= THE REQUEST =
Using the listing below, output only the lines from the one that contains "Reproduce this diagram with TikZ." through the one that contains "(7,408) -- (1140,408);", inclusive, exactly as given and without images.

= SUPPLIED MATERIAL =
## begin

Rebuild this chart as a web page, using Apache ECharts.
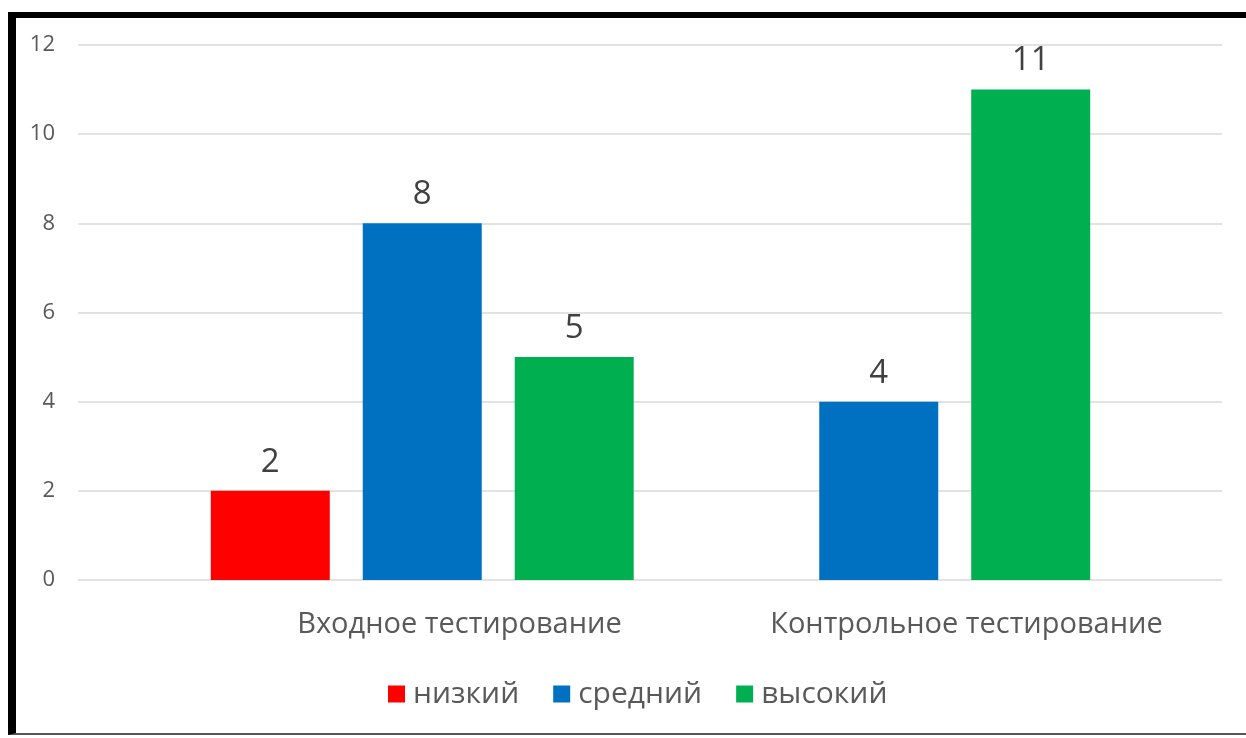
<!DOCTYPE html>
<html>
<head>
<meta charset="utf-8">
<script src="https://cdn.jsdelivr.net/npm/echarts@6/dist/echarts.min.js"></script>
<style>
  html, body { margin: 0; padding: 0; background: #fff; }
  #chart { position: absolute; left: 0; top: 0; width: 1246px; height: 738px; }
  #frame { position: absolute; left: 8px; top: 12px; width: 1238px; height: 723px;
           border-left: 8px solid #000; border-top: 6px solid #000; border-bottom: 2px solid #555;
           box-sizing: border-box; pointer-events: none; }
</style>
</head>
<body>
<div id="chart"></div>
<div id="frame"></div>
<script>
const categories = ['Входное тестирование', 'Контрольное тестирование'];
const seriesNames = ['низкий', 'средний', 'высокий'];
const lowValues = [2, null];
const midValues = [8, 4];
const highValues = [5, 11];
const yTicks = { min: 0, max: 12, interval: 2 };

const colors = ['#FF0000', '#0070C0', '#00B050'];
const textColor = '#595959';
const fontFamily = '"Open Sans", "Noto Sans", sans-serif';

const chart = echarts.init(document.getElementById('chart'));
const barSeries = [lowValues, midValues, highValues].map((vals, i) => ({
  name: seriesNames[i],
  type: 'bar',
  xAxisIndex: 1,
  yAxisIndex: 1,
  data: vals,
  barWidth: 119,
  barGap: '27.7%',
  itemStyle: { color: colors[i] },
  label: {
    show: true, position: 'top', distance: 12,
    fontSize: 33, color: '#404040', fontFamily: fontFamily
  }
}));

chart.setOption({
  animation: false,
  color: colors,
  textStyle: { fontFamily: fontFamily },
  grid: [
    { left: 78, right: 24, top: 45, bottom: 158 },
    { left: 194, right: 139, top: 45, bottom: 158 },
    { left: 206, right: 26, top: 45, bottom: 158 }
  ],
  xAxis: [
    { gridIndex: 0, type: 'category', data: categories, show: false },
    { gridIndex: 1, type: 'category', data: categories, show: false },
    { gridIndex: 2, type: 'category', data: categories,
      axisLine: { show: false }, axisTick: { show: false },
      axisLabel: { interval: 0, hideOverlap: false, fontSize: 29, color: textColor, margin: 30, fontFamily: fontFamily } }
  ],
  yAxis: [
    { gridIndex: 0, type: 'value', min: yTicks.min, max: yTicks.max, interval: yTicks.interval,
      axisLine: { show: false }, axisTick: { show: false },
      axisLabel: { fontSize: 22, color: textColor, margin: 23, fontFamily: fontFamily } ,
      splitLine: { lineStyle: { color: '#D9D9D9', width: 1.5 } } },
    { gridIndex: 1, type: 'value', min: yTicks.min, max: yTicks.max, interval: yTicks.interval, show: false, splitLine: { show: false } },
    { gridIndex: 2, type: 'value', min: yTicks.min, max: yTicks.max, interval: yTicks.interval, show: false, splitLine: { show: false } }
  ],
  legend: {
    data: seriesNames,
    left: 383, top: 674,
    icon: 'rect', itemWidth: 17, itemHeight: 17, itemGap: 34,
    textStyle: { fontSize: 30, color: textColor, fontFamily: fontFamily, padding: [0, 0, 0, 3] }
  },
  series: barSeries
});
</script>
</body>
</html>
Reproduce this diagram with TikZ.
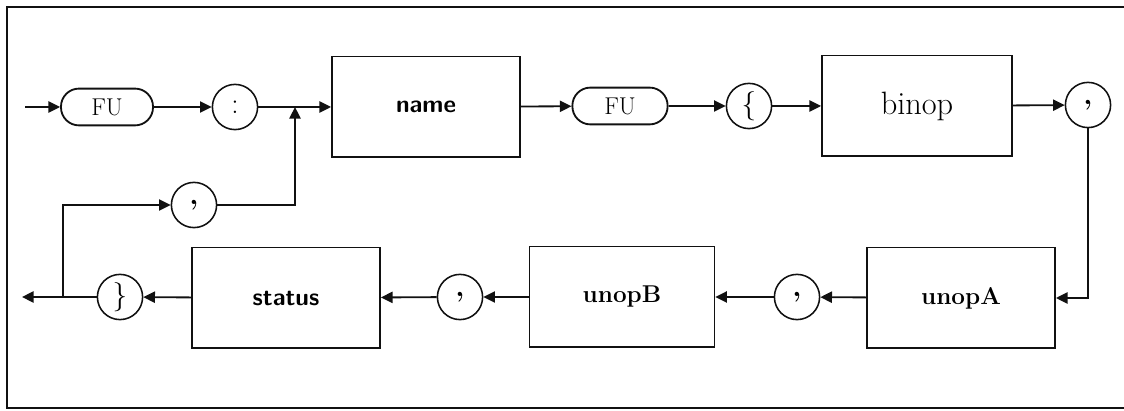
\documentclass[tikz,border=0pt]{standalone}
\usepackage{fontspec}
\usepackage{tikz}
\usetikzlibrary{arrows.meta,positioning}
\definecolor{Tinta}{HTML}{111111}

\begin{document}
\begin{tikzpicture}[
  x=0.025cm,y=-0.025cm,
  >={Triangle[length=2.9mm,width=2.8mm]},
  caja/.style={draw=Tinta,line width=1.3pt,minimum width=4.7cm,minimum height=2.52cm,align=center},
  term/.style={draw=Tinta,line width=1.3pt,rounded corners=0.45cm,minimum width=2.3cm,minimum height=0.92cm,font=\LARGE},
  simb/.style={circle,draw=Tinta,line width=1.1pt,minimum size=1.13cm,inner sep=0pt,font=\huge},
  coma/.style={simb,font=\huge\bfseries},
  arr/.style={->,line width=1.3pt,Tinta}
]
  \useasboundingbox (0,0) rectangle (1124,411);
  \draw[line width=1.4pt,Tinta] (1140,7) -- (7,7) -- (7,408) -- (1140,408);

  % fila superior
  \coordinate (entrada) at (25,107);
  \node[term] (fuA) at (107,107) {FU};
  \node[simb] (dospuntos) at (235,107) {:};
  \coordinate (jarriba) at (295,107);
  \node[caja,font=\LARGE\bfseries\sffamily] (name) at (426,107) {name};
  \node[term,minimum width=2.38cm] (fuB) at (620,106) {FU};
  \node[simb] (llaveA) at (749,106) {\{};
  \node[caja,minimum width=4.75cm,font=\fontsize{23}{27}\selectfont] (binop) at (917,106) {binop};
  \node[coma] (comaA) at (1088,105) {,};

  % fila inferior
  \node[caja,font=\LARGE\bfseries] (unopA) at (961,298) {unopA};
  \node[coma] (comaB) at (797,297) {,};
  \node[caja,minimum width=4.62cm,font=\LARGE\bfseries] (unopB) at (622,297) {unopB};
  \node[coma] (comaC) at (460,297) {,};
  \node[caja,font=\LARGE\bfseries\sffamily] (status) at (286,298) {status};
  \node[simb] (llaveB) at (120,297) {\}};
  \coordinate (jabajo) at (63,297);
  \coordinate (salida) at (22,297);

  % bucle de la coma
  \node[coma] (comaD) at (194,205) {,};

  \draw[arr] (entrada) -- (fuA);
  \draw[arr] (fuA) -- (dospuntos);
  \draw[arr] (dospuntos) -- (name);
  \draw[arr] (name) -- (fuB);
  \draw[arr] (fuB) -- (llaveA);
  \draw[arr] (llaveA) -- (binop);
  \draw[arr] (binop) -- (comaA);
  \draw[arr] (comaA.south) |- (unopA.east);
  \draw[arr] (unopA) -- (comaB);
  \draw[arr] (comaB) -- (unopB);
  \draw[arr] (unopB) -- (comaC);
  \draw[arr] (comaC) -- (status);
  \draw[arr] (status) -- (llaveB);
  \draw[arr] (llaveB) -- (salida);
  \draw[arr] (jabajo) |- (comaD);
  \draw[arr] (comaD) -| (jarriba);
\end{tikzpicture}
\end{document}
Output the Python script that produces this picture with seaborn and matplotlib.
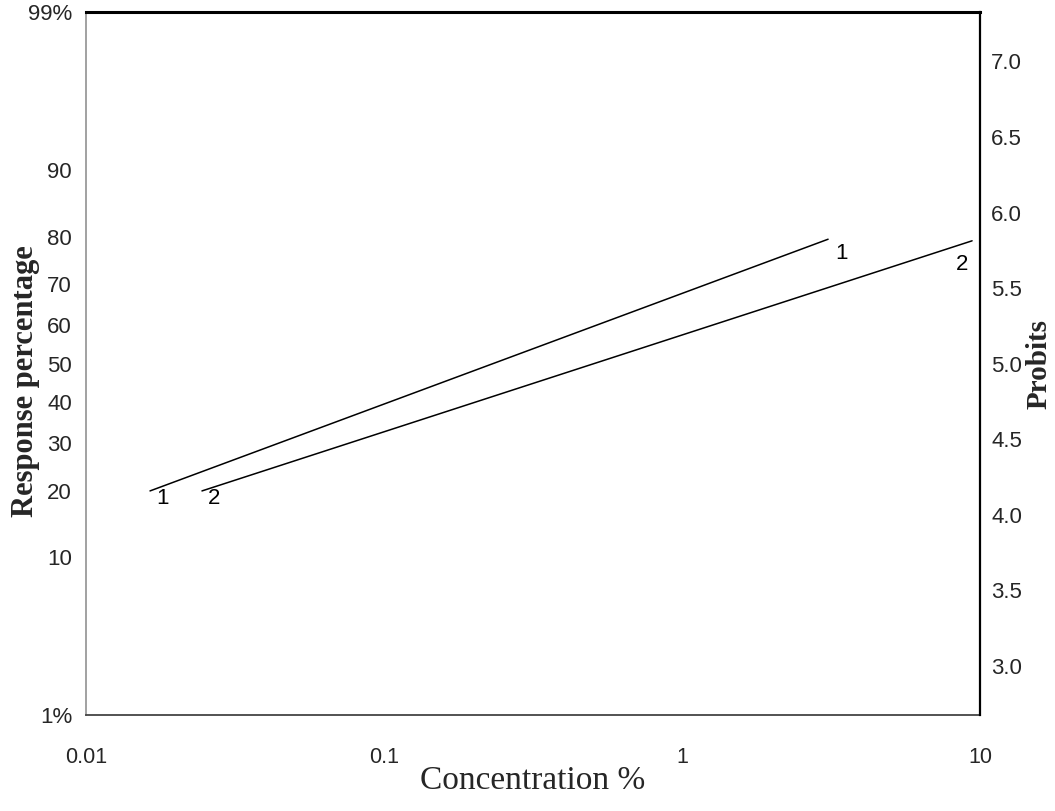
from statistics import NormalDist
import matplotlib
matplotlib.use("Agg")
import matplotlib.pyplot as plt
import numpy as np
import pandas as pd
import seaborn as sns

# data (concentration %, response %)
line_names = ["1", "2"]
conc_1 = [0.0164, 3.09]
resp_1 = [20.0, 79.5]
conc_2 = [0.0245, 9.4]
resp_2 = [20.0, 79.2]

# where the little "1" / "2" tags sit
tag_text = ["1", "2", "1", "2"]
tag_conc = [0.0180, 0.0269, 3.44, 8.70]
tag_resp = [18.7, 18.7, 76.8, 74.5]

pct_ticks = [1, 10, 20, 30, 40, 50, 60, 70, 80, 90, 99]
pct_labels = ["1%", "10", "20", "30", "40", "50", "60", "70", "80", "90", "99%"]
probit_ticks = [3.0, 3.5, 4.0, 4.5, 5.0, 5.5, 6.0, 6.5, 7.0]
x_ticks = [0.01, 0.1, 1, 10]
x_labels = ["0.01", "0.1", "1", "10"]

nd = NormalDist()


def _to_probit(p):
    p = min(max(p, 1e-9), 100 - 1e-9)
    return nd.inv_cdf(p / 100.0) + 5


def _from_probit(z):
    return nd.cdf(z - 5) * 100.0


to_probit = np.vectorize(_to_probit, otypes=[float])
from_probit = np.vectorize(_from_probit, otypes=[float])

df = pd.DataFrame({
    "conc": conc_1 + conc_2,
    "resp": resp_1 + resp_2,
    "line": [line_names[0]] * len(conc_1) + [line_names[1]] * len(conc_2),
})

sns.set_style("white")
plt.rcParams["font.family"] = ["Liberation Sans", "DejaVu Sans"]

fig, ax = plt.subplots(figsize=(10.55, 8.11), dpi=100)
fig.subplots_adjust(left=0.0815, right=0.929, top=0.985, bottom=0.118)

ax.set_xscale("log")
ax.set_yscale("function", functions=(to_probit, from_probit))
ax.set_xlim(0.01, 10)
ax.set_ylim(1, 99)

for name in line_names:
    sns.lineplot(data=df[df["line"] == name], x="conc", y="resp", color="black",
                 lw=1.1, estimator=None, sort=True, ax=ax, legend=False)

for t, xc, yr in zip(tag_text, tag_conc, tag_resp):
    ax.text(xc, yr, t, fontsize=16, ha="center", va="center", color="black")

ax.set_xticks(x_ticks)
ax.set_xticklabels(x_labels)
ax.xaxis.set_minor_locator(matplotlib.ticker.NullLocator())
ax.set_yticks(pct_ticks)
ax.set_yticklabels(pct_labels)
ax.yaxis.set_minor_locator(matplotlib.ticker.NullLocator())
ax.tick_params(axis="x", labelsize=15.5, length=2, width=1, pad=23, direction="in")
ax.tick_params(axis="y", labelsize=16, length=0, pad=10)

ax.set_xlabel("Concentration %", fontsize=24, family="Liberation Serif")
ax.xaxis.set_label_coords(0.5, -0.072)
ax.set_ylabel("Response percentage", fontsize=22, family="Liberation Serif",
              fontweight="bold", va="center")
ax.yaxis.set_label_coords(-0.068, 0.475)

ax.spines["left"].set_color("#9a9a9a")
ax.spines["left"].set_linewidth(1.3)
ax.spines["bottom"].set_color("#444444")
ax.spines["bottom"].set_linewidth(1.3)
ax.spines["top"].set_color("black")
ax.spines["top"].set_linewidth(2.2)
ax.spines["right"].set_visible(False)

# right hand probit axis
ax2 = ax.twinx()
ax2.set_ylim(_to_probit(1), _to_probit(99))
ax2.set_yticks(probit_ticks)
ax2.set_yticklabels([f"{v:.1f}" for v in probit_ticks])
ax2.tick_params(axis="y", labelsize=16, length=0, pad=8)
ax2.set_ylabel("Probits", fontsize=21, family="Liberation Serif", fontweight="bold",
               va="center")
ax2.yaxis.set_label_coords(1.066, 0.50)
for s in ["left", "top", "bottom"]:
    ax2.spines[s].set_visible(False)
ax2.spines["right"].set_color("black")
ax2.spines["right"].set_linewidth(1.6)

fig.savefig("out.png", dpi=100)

## end

= SOLUTION TO THIS TASK =
Reproduce this diagram with TikZ.
\documentclass[tikz,border=0pt]{standalone}
\usepackage{fontspec}
\usepackage{tikz}
\usetikzlibrary{arrows.meta,positioning}
\definecolor{Tinta}{HTML}{111111}

\begin{document}
\begin{tikzpicture}[
  x=0.025cm,y=-0.025cm,
  >={Triangle[length=2.9mm,width=2.8mm]},
  caja/.style={draw=Tinta,line width=1.3pt,minimum width=4.7cm,minimum height=2.52cm,align=center},
  term/.style={draw=Tinta,line width=1.3pt,rounded corners=0.45cm,minimum width=2.3cm,minimum height=0.92cm,font=\LARGE},
  simb/.style={circle,draw=Tinta,line width=1.1pt,minimum size=1.13cm,inner sep=0pt,font=\huge},
  coma/.style={simb,font=\huge\bfseries},
  arr/.style={->,line width=1.3pt,Tinta}
]
  \useasboundingbox (0,0) rectangle (1124,411);
  \draw[line width=1.4pt,Tinta] (1140,7) -- (7,7) -- (7,408) -- (1140,408);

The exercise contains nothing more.